REPUBLIKA.CO.ID, PADANG -- Surat Edaran (SE) Kapolri tentang ujaran kebencian atau hate speech masih menuai pro dan kontra. Untuk menghindari pemanfaatan SE tersebut oleh pihak yang tidak bertanggungjawab, LBH Pers Padang mendesak adanya undang-undang yang mengatur tentang ujaran kebencian.
Direktur LBH Pers Padang Roni Saputra menuturkan, hate speech dapat diartikan, kesengajaan seorang pelaku dengan tujuan memunculkan permusuhan. Khususnya, ia melanjutkan, yang dilatarbelakangi ras, suku, agama, dekriminasi gender, sexualitas dan deskriminasi terhadap kaum minoritas.
"Bagusnya ada undang-undang khusus yang mengtur tentang hate speech," katanya.
Ia menjelaskan hate speech harus diatur, sebab poin-poinnya mengatur soal SARA, deskriminasi terhadap kaum minoritas, jenis kelamin, kaum minoritas dan sebagainya. Pengaturan tersebut, menurutnya, agar tidak terjadi tindakan anarkis yang disebabkan oleh SE ujaran kebencian.

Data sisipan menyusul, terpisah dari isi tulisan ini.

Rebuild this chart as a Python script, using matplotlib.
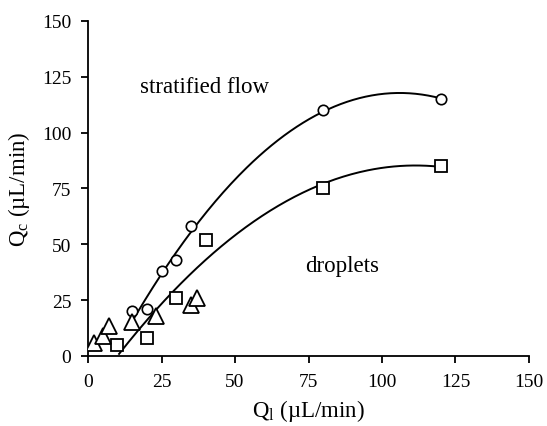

"Kalau ada yang mengatur, proses hukumnya lebih bagus daripada hanya merujuk pasal. Harus diatur tindak pidana tentang hate speech, tidak saja merujuk pada KUHP," jelasnya.
Selama ini, ia menuturkan hate speech yang dilontarkan kaum mayoritas terhadap minoritas tidak pernah diproses secara hukum. Menurut Roni, kendati SE hanya kebijakan perundang-undangan yang hanya berlaku bagi internal polri, namun dampaknya juga ke publik. Sehingga, dikhawatirkan, akan ada kerancuan proses penegakan hukum.
"Bagusnya, polisi itu membentuk peraturan Kapolri tentang tindakan preventif hate speech. Bagaimana harus bersikap, berbuat, kalau terjadi pelanggaran, ada sanksinya secara internal," ujarnya.
Sementara itu, kepolisian daerah Sumatra Barat (Sumbar) akan mensosialisasikan Surat Edaran (SE) Kapolri ujaran kebencian atau hate speech kepada anggota polri di daerah tersebut.
"Surat edaran ini kan ditujukan untuk internal. Gunanya ke arah pencerahan (bagi anggota) dan sebagainya," kata Kapolda Sumbar Brigjen Pol Bambang Sri Herwanto di Padang, Kamis (26/11).
Sehingga, ia menjelaskan, dari SE tersebut, anggota dapat semakin memahami bagaimana penanganan kasus ihwal ujaran kebencian. Namun, Kapolda menegaskan, SE bukan satu-satunya dasar bagi anggota untuk menangani suatu permasalah.
"Instrumen yang kita jadikan pedoman ada undang-undang yang lain," ujar Bambang.
SE ini, menurutnya, juga upaya mendorong dan menggugah anggota polri agar membaca, menganalisa serta mengkaji suatu masalah secara jeli dan tajam. Sebab, Kapolda menuturkan setiap cerita, saksi, dan kejadian, mempunyai riwayat berbeda.
Dalam SE tersebut, ia melanjutkan, Polri didorong mengutamakan tindakan preventif atau pencegahan dan deteksi dini. Termasuk, bagaimana membentuk ruang mediasi, agar antara terlapor dan pelapor, dapat terselesaikan secra damai.
"Kalau dengan ruang itu tidak bisa, baru dilakukan penegakan hukum sebagai alternatif terkhir," jelasnya.